DATA SECTION
..........
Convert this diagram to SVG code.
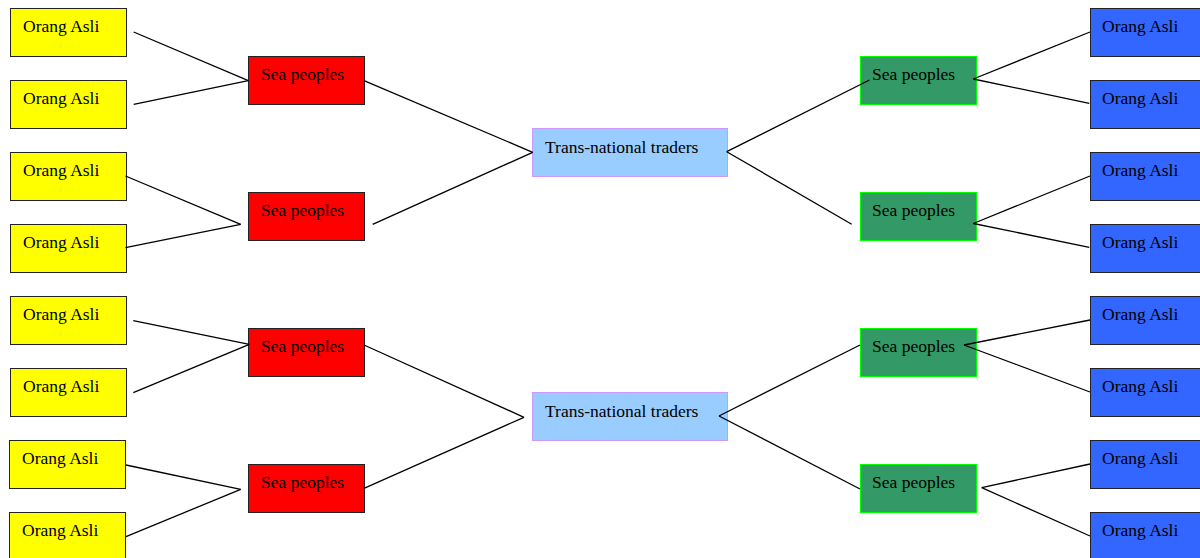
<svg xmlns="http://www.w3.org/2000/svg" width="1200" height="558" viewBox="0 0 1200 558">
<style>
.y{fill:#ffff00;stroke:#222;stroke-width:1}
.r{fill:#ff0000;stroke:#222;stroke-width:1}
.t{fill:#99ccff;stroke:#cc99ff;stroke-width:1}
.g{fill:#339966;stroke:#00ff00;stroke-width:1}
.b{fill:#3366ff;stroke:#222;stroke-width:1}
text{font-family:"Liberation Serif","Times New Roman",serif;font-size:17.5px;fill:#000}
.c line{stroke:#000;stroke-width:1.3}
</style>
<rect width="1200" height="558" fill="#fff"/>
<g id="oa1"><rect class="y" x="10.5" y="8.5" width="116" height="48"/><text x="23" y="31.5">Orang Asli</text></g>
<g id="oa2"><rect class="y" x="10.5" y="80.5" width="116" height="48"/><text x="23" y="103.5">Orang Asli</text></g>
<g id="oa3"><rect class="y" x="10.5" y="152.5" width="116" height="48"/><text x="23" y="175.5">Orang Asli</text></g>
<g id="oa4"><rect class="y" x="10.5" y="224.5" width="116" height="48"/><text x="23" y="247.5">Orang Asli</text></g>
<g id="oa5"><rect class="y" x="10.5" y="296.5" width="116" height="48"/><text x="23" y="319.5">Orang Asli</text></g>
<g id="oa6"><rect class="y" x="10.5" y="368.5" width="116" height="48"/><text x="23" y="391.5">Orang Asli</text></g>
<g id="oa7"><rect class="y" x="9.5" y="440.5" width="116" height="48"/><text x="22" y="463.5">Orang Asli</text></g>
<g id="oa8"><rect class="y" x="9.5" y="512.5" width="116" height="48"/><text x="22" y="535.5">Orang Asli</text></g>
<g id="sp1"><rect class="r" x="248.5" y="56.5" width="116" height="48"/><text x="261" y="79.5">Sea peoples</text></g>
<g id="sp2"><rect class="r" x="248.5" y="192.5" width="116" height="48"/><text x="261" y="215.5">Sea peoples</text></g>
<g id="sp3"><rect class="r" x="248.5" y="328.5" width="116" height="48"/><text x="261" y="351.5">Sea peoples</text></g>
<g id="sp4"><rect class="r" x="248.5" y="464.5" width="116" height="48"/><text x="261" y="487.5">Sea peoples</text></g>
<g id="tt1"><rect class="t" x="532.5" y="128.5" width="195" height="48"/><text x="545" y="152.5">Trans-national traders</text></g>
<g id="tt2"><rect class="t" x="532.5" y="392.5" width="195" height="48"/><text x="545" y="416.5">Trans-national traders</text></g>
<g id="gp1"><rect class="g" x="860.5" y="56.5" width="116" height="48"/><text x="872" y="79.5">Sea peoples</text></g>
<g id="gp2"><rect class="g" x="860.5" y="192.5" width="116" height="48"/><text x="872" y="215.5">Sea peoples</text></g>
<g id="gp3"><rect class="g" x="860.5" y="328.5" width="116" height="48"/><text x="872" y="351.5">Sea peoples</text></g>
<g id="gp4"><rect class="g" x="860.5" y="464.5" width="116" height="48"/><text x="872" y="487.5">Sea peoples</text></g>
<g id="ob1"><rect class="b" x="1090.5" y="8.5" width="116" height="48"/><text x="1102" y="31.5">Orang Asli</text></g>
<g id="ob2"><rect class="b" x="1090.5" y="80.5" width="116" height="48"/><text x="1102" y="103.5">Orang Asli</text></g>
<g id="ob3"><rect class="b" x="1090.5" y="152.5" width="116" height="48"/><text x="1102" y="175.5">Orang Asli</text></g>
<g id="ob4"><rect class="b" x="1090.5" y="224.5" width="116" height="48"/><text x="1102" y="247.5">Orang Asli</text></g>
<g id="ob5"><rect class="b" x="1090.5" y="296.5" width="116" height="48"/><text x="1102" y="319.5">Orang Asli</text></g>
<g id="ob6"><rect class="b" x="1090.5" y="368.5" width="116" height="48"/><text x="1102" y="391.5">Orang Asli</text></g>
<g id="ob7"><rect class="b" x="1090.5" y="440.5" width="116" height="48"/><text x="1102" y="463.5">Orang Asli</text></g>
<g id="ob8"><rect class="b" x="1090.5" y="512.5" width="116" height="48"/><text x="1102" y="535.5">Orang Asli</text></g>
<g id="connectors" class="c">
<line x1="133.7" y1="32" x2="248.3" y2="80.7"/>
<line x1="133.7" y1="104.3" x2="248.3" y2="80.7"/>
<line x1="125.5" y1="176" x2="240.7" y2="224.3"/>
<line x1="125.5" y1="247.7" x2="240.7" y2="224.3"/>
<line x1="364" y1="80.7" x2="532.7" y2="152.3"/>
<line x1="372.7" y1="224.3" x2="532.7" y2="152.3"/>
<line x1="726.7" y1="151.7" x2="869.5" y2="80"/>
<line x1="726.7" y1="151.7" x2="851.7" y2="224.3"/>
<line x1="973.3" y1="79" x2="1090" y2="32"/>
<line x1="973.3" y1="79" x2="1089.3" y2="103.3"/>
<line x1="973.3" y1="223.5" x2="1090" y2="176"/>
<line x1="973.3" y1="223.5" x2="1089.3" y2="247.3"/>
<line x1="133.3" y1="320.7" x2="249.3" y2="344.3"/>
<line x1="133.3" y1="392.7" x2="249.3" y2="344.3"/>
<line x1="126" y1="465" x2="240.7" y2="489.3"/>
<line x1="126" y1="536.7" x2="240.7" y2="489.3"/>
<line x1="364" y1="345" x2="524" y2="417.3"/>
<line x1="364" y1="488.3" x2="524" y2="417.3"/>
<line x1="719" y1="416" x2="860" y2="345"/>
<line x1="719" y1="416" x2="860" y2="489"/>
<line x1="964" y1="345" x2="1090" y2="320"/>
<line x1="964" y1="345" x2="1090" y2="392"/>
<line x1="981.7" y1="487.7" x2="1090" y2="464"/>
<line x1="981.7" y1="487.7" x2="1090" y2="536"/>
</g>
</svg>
..........
WRITTEN EXERCISE
Copy out the whole listing exactly, and don't carry over any pictures.

RESULT FOR THIS TASK
Convert this diagram to SVG code.
<svg xmlns="http://www.w3.org/2000/svg" width="1200" height="558" viewBox="0 0 1200 558">
<style>
.y{fill:#ffff00;stroke:#222;stroke-width:1}
.r{fill:#ff0000;stroke:#222;stroke-width:1}
.t{fill:#99ccff;stroke:#cc99ff;stroke-width:1}
.g{fill:#339966;stroke:#00ff00;stroke-width:1}
.b{fill:#3366ff;stroke:#222;stroke-width:1}
text{font-family:"Liberation Serif","Times New Roman",serif;font-size:17.5px;fill:#000}
.c line{stroke:#000;stroke-width:1.3}
</style>
<rect width="1200" height="558" fill="#fff"/>
<g id="oa1"><rect class="y" x="10.5" y="8.5" width="116" height="48"/><text x="23" y="31.5">Orang Asli</text></g>
<g id="oa2"><rect class="y" x="10.5" y="80.5" width="116" height="48"/><text x="23" y="103.5">Orang Asli</text></g>
<g id="oa3"><rect class="y" x="10.5" y="152.5" width="116" height="48"/><text x="23" y="175.5">Orang Asli</text></g>
<g id="oa4"><rect class="y" x="10.5" y="224.5" width="116" height="48"/><text x="23" y="247.5">Orang Asli</text></g>
<g id="oa5"><rect class="y" x="10.5" y="296.5" width="116" height="48"/><text x="23" y="319.5">Orang Asli</text></g>
<g id="oa6"><rect class="y" x="10.5" y="368.5" width="116" height="48"/><text x="23" y="391.5">Orang Asli</text></g>
<g id="oa7"><rect class="y" x="9.5" y="440.5" width="116" height="48"/><text x="22" y="463.5">Orang Asli</text></g>
<g id="oa8"><rect class="y" x="9.5" y="512.5" width="116" height="48"/><text x="22" y="535.5">Orang Asli</text></g>
<g id="sp1"><rect class="r" x="248.5" y="56.5" width="116" height="48"/><text x="261" y="79.5">Sea peoples</text></g>
<g id="sp2"><rect class="r" x="248.5" y="192.5" width="116" height="48"/><text x="261" y="215.5">Sea peoples</text></g>
<g id="sp3"><rect class="r" x="248.5" y="328.5" width="116" height="48"/><text x="261" y="351.5">Sea peoples</text></g>
<g id="sp4"><rect class="r" x="248.5" y="464.5" width="116" height="48"/><text x="261" y="487.5">Sea peoples</text></g>
<g id="tt1"><rect class="t" x="532.5" y="128.5" width="195" height="48"/><text x="545" y="152.5">Trans-national traders</text></g>
<g id="tt2"><rect class="t" x="532.5" y="392.5" width="195" height="48"/><text x="545" y="416.5">Trans-national traders</text></g>
<g id="gp1"><rect class="g" x="860.5" y="56.5" width="116" height="48"/><text x="872" y="79.5">Sea peoples</text></g>
<g id="gp2"><rect class="g" x="860.5" y="192.5" width="116" height="48"/><text x="872" y="215.5">Sea peoples</text></g>
<g id="gp3"><rect class="g" x="860.5" y="328.5" width="116" height="48"/><text x="872" y="351.5">Sea peoples</text></g>
<g id="gp4"><rect class="g" x="860.5" y="464.5" width="116" height="48"/><text x="872" y="487.5">Sea peoples</text></g>
<g id="ob1"><rect class="b" x="1090.5" y="8.5" width="116" height="48"/><text x="1102" y="31.5">Orang Asli</text></g>
<g id="ob2"><rect class="b" x="1090.5" y="80.5" width="116" height="48"/><text x="1102" y="103.5">Orang Asli</text></g>
<g id="ob3"><rect class="b" x="1090.5" y="152.5" width="116" height="48"/><text x="1102" y="175.5">Orang Asli</text></g>
<g id="ob4"><rect class="b" x="1090.5" y="224.5" width="116" height="48"/><text x="1102" y="247.5">Orang Asli</text></g>
<g id="ob5"><rect class="b" x="1090.5" y="296.5" width="116" height="48"/><text x="1102" y="319.5">Orang Asli</text></g>
<g id="ob6"><rect class="b" x="1090.5" y="368.5" width="116" height="48"/><text x="1102" y="391.5">Orang Asli</text></g>
<g id="ob7"><rect class="b" x="1090.5" y="440.5" width="116" height="48"/><text x="1102" y="463.5">Orang Asli</text></g>
<g id="ob8"><rect class="b" x="1090.5" y="512.5" width="116" height="48"/><text x="1102" y="535.5">Orang Asli</text></g>
<g id="connectors" class="c">
<line x1="133.7" y1="32" x2="248.3" y2="80.7"/>
<line x1="133.7" y1="104.3" x2="248.3" y2="80.7"/>
<line x1="125.5" y1="176" x2="240.7" y2="224.3"/>
<line x1="125.5" y1="247.7" x2="240.7" y2="224.3"/>
<line x1="364" y1="80.7" x2="532.7" y2="152.3"/>
<line x1="372.7" y1="224.3" x2="532.7" y2="152.3"/>
<line x1="726.7" y1="151.7" x2="869.5" y2="80"/>
<line x1="726.7" y1="151.7" x2="851.7" y2="224.3"/>
<line x1="973.3" y1="79" x2="1090" y2="32"/>
<line x1="973.3" y1="79" x2="1089.3" y2="103.3"/>
<line x1="973.3" y1="223.5" x2="1090" y2="176"/>
<line x1="973.3" y1="223.5" x2="1089.3" y2="247.3"/>
<line x1="133.3" y1="320.7" x2="249.3" y2="344.3"/>
<line x1="133.3" y1="392.7" x2="249.3" y2="344.3"/>
<line x1="126" y1="465" x2="240.7" y2="489.3"/>
<line x1="126" y1="536.7" x2="240.7" y2="489.3"/>
<line x1="364" y1="345" x2="524" y2="417.3"/>
<line x1="364" y1="488.3" x2="524" y2="417.3"/>
<line x1="719" y1="416" x2="860" y2="345"/>
<line x1="719" y1="416" x2="860" y2="489"/>
<line x1="964" y1="345" x2="1090" y2="320"/>
<line x1="964" y1="345" x2="1090" y2="392"/>
<line x1="981.7" y1="487.7" x2="1090" y2="464"/>
<line x1="981.7" y1="487.7" x2="1090" y2="536"/>
</g>
</svg>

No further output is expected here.